* [Aim]: Print the listing as it stands, omitting all images.

++++ Recorded information ++++

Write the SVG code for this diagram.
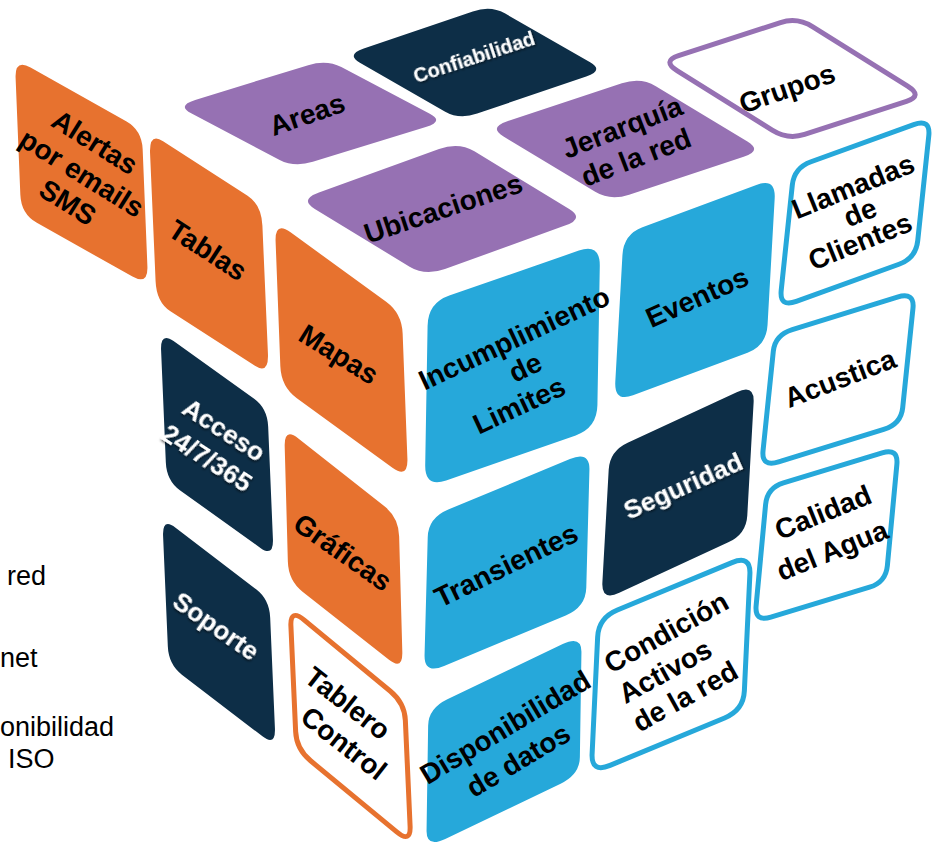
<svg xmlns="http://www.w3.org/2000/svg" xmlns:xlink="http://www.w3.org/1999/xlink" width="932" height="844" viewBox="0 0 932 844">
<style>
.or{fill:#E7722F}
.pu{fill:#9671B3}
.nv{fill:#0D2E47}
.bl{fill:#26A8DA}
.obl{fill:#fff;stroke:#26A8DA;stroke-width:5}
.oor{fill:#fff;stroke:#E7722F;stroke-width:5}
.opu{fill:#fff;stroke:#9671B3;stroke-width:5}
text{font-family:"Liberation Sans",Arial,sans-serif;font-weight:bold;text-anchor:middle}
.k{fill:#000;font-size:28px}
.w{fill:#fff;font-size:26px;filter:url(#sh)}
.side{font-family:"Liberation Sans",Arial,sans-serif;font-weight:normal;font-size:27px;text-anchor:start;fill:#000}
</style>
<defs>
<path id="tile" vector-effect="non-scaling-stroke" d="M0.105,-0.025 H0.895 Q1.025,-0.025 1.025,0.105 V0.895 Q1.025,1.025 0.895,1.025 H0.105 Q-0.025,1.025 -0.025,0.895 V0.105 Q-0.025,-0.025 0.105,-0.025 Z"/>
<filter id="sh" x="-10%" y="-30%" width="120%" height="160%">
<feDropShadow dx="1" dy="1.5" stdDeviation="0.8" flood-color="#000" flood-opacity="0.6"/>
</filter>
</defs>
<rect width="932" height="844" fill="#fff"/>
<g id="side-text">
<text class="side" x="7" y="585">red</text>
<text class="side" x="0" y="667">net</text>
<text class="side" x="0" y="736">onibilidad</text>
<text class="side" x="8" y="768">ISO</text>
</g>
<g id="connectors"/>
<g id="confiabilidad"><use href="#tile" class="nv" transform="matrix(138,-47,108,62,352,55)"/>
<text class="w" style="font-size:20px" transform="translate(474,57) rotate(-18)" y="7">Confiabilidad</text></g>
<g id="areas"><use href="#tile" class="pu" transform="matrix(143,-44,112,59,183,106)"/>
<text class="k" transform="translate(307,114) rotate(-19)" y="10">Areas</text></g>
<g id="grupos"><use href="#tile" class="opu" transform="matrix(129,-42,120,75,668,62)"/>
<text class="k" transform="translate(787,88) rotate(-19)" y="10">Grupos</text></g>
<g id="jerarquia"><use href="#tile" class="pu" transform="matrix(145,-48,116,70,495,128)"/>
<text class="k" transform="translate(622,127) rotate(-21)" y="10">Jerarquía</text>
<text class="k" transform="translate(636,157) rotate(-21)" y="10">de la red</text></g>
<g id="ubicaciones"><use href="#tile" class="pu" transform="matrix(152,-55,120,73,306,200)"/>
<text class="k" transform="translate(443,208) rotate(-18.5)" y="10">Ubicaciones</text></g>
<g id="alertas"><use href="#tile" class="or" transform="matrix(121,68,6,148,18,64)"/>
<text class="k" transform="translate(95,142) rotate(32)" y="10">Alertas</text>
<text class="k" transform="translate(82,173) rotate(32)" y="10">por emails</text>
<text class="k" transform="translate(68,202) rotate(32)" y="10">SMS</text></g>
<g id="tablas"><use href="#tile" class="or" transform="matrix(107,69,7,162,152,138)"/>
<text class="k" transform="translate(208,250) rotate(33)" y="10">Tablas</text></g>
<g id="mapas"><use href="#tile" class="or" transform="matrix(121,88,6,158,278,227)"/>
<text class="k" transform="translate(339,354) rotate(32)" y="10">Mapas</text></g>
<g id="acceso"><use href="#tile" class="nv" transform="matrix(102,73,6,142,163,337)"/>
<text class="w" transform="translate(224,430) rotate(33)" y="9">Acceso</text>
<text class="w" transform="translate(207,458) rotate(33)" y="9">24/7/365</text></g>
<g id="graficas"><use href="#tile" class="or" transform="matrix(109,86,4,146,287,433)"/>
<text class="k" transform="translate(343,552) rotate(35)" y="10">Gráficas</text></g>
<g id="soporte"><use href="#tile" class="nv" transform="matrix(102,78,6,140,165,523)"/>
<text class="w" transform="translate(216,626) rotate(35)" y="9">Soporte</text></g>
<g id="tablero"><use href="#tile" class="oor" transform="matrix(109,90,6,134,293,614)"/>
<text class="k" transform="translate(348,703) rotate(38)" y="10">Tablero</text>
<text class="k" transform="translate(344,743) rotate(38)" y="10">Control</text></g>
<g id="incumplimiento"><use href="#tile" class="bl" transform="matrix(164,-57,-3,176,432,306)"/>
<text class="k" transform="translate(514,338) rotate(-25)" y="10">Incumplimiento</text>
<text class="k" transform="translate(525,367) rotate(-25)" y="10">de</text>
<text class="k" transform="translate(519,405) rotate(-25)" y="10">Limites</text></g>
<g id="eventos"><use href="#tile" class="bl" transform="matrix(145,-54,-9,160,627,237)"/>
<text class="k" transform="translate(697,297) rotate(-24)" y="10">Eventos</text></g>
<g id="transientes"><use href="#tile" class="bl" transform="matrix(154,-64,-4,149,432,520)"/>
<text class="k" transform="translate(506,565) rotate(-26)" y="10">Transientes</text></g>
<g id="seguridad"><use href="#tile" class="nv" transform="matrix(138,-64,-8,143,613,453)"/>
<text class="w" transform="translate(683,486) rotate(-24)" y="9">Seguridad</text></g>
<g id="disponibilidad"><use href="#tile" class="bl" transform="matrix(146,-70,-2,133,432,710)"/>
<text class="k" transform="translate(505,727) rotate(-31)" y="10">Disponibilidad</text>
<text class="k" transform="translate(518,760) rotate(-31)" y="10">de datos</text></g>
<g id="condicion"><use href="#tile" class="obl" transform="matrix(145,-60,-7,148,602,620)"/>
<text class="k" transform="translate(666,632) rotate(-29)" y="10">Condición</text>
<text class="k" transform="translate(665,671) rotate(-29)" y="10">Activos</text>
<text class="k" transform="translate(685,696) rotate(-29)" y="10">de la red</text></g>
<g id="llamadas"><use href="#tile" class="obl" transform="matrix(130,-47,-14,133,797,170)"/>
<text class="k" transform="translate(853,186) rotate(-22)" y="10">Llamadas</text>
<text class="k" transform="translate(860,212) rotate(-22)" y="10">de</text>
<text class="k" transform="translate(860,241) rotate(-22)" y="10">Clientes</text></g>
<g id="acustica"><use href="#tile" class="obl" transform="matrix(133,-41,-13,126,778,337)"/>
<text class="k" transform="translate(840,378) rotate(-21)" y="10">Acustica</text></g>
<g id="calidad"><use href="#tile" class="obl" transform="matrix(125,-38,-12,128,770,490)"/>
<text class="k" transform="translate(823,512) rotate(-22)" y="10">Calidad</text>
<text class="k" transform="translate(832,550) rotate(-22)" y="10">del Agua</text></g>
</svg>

++++

* [Finished exercise]:
Write the SVG code for this diagram.
<svg xmlns="http://www.w3.org/2000/svg" xmlns:xlink="http://www.w3.org/1999/xlink" width="932" height="844" viewBox="0 0 932 844">
<style>
.or{fill:#E7722F}
.pu{fill:#9671B3}
.nv{fill:#0D2E47}
.bl{fill:#26A8DA}
.obl{fill:#fff;stroke:#26A8DA;stroke-width:5}
.oor{fill:#fff;stroke:#E7722F;stroke-width:5}
.opu{fill:#fff;stroke:#9671B3;stroke-width:5}
text{font-family:"Liberation Sans",Arial,sans-serif;font-weight:bold;text-anchor:middle}
.k{fill:#000;font-size:28px}
.w{fill:#fff;font-size:26px;filter:url(#sh)}
.side{font-family:"Liberation Sans",Arial,sans-serif;font-weight:normal;font-size:27px;text-anchor:start;fill:#000}
</style>
<defs>
<path id="tile" vector-effect="non-scaling-stroke" d="M0.105,-0.025 H0.895 Q1.025,-0.025 1.025,0.105 V0.895 Q1.025,1.025 0.895,1.025 H0.105 Q-0.025,1.025 -0.025,0.895 V0.105 Q-0.025,-0.025 0.105,-0.025 Z"/>
<filter id="sh" x="-10%" y="-30%" width="120%" height="160%">
<feDropShadow dx="1" dy="1.5" stdDeviation="0.8" flood-color="#000" flood-opacity="0.6"/>
</filter>
</defs>
<rect width="932" height="844" fill="#fff"/>
<g id="side-text">
<text class="side" x="7" y="585">red</text>
<text class="side" x="0" y="667">net</text>
<text class="side" x="0" y="736">onibilidad</text>
<text class="side" x="8" y="768">ISO</text>
</g>
<g id="connectors"/>
<g id="confiabilidad"><use href="#tile" class="nv" transform="matrix(138,-47,108,62,352,55)"/>
<text class="w" style="font-size:20px" transform="translate(474,57) rotate(-18)" y="7">Confiabilidad</text></g>
<g id="areas"><use href="#tile" class="pu" transform="matrix(143,-44,112,59,183,106)"/>
<text class="k" transform="translate(307,114) rotate(-19)" y="10">Areas</text></g>
<g id="grupos"><use href="#tile" class="opu" transform="matrix(129,-42,120,75,668,62)"/>
<text class="k" transform="translate(787,88) rotate(-19)" y="10">Grupos</text></g>
<g id="jerarquia"><use href="#tile" class="pu" transform="matrix(145,-48,116,70,495,128)"/>
<text class="k" transform="translate(622,127) rotate(-21)" y="10">Jerarquía</text>
<text class="k" transform="translate(636,157) rotate(-21)" y="10">de la red</text></g>
<g id="ubicaciones"><use href="#tile" class="pu" transform="matrix(152,-55,120,73,306,200)"/>
<text class="k" transform="translate(443,208) rotate(-18.5)" y="10">Ubicaciones</text></g>
<g id="alertas"><use href="#tile" class="or" transform="matrix(121,68,6,148,18,64)"/>
<text class="k" transform="translate(95,142) rotate(32)" y="10">Alertas</text>
<text class="k" transform="translate(82,173) rotate(32)" y="10">por emails</text>
<text class="k" transform="translate(68,202) rotate(32)" y="10">SMS</text></g>
<g id="tablas"><use href="#tile" class="or" transform="matrix(107,69,7,162,152,138)"/>
<text class="k" transform="translate(208,250) rotate(33)" y="10">Tablas</text></g>
<g id="mapas"><use href="#tile" class="or" transform="matrix(121,88,6,158,278,227)"/>
<text class="k" transform="translate(339,354) rotate(32)" y="10">Mapas</text></g>
<g id="acceso"><use href="#tile" class="nv" transform="matrix(102,73,6,142,163,337)"/>
<text class="w" transform="translate(224,430) rotate(33)" y="9">Acceso</text>
<text class="w" transform="translate(207,458) rotate(33)" y="9">24/7/365</text></g>
<g id="graficas"><use href="#tile" class="or" transform="matrix(109,86,4,146,287,433)"/>
<text class="k" transform="translate(343,552) rotate(35)" y="10">Gráficas</text></g>
<g id="soporte"><use href="#tile" class="nv" transform="matrix(102,78,6,140,165,523)"/>
<text class="w" transform="translate(216,626) rotate(35)" y="9">Soporte</text></g>
<g id="tablero"><use href="#tile" class="oor" transform="matrix(109,90,6,134,293,614)"/>
<text class="k" transform="translate(348,703) rotate(38)" y="10">Tablero</text>
<text class="k" transform="translate(344,743) rotate(38)" y="10">Control</text></g>
<g id="incumplimiento"><use href="#tile" class="bl" transform="matrix(164,-57,-3,176,432,306)"/>
<text class="k" transform="translate(514,338) rotate(-25)" y="10">Incumplimiento</text>
<text class="k" transform="translate(525,367) rotate(-25)" y="10">de</text>
<text class="k" transform="translate(519,405) rotate(-25)" y="10">Limites</text></g>
<g id="eventos"><use href="#tile" class="bl" transform="matrix(145,-54,-9,160,627,237)"/>
<text class="k" transform="translate(697,297) rotate(-24)" y="10">Eventos</text></g>
<g id="transientes"><use href="#tile" class="bl" transform="matrix(154,-64,-4,149,432,520)"/>
<text class="k" transform="translate(506,565) rotate(-26)" y="10">Transientes</text></g>
<g id="seguridad"><use href="#tile" class="nv" transform="matrix(138,-64,-8,143,613,453)"/>
<text class="w" transform="translate(683,486) rotate(-24)" y="9">Seguridad</text></g>
<g id="disponibilidad"><use href="#tile" class="bl" transform="matrix(146,-70,-2,133,432,710)"/>
<text class="k" transform="translate(505,727) rotate(-31)" y="10">Disponibilidad</text>
<text class="k" transform="translate(518,760) rotate(-31)" y="10">de datos</text></g>
<g id="condicion"><use href="#tile" class="obl" transform="matrix(145,-60,-7,148,602,620)"/>
<text class="k" transform="translate(666,632) rotate(-29)" y="10">Condición</text>
<text class="k" transform="translate(665,671) rotate(-29)" y="10">Activos</text>
<text class="k" transform="translate(685,696) rotate(-29)" y="10">de la red</text></g>
<g id="llamadas"><use href="#tile" class="obl" transform="matrix(130,-47,-14,133,797,170)"/>
<text class="k" transform="translate(853,186) rotate(-22)" y="10">Llamadas</text>
<text class="k" transform="translate(860,212) rotate(-22)" y="10">de</text>
<text class="k" transform="translate(860,241) rotate(-22)" y="10">Clientes</text></g>
<g id="acustica"><use href="#tile" class="obl" transform="matrix(133,-41,-13,126,778,337)"/>
<text class="k" transform="translate(840,378) rotate(-21)" y="10">Acustica</text></g>
<g id="calidad"><use href="#tile" class="obl" transform="matrix(125,-38,-12,128,770,490)"/>
<text class="k" transform="translate(823,512) rotate(-22)" y="10">Calidad</text>
<text class="k" transform="translate(832,550) rotate(-22)" y="10">del Agua</text></g>
</svg>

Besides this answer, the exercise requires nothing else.